Alors que les Jeux Olympiques battent leur plein à Paris, il faut plus que jamais se souvenir du nom de Jesse Owens. En 1936, cet athlète afro-américain aux qualités exceptionnelles réussissait l’exploit d’humilier Hitler et les nazis sur leur propre terrain en remportant quatre médailles d’or aux Jeux de Berlin. La légende raconte que le dictateur allemand aurait refusé de lui serrer la main. Mais en réalité, Jesse Owens lui-même précisait avec une certaine amertume que c’était avant tout le président américain qui lui avait manqué de respect. « C’est le président Roosevelt qui m’a snobé », expliquait-il. « Il ne m’a même pas envoyé un télégramme. À mon retour aux États-Unis, je ne pouvais pas m’asseoir à l’avant des autobus, je devais m’asseoir à l’arrière, je ne pouvais pas vivre là où je le voulais. » Cette phrase reflète bien le combat mené par Jesse Owens tout au long de sa vie. Contre le racisme et les préjugés, bien sûr, mais aussi contre la misère puisque Jesse était né dans une famille très pauvre en Alabama et qu’il était le dernier d’une fratrie de 11 enfants. C’est ce qui explique sans doute pourquoi ce petit-fils d’esclave a toujours dû courir deux fois plus vite que les autres pour tenter de sauver sa peau. Dans la BD « Des miles et des miles », il ne tient jamais en place. De son enfance à son adolescence, Jesse passe son temps à fuir d’innombrables dangers: des serpents, des crocodiles, des esclavagistes, des sauterelles, des ouragans, des fanatiques du Ku Klux Klan, des ours, des policiers… Finalement, Jesse Owens a tellement l’habitude de courir comme un dératé pour échapper à la mort qu’il finit par se faire repérer par l’un des agents de police qui le poursuit. Cet agent s’appelle Larry Snyder et il est entraîneur d’athlétisme pour les jeunes à l’université d’Ohio. Il comprend vite que ce jeune homme venu du Sud est un véritable phénomène et décide donc de le prendre sous son aile. La légende est en marche.

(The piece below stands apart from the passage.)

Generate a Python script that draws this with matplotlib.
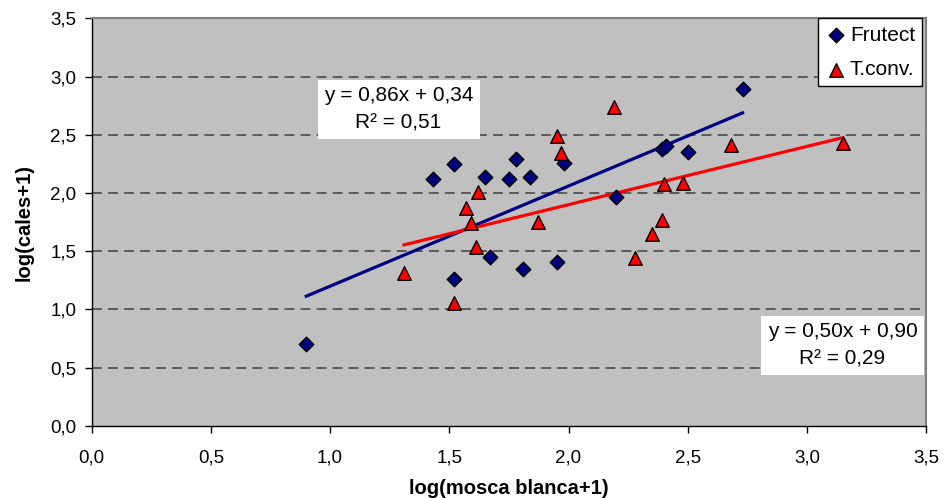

La force de cette BD, c’est qu’il ne s’agit pas d’une biographie classique. Mais alors pas du tout! Pour raconter la vie tumultueuse de Jesse Owens, le dessinateur et scénariste serbe Gradimir Smudja opte pour un récit fantastique et onirique. Certes, il se base sur la vie réelle de l’athlète, mais en y insufflant une solide dose d’humour et de fantaisie. On pourrait presque parler de magie. Dès la première page, on comprend qu’on va lire une BD inhabituelle puisqu’elle est présentée comme « traduite du langage chat vers le français ». Il est vrai que le narrateur de cette histoire n’est autre qu’un chat. Mais pas n’importe quel matou puisqu’il s’agit d’un félin affublé d’un chapeau en paille et d’une salopette. Sans oublier son inséparable banjo. Aussi courageux que farceur, ce chat – qui répond au nom étrange d’Essej Snewo – veille sur Jesse dès sa naissance et l’aide à déjouer tous les pièges. C’est lui, par exemple, qui aspire le venin hors du corps de Jesse lorsque celui-ci se fait mordre par un serpent et que ses parents le croient condamné. Plus qu’un ange gardien, Essej s’impose au fil des ans comme le meilleur ami de Jesse. D’ailleurs, ce dernier est le seul à le voir et à l’entendre. Ce personnage de chat est une excellente trouvaille car il permet à Gradimir Smudja d’apporter de la légèreté à son récit, sans pour autant l’empêcher d’aborder des sujets graves tels que l’injustice ou le racisme. Mais au-delà du scénario, ce qui frappe surtout dans « Des miles et des miles », ce sont ses dessins extrêmement colorés et spectaculaires. Dans des planches aussi splendides qu’inventives, qui tiennent souvent plus de la peinture que de la bande dessinée, Gradimir Smudja donne vie de manière fabuleuse à des champs de coton, des cirques, des ouragans, des villes aux hauts gratte-ciel… Et bien sûr aussi au stade olympique de Berlin, qui constitue forcément l’épisode central de cet album. Mais avant d’en arriver là, l’auteur d’origine serbe nous fait subtilement comprendre que si Jesse Owens est devenu le grand coureur que l’on connaît, c’est parce qu’il a dû parcourir « des miles et des miles » pour fuir le malheur, la bêtise et la haine. Et malgré ses exploits, il aura dû attendre 40 ans après ses podiums berlinois pour que le président Gérald Ford lui offre enfin la reconnaissance qu’il méritait. Cette BD nous offre donc une magnifique leçon de vie, mais aussi un vrai moment de poésie. Cela vaut bien une médaille d’or.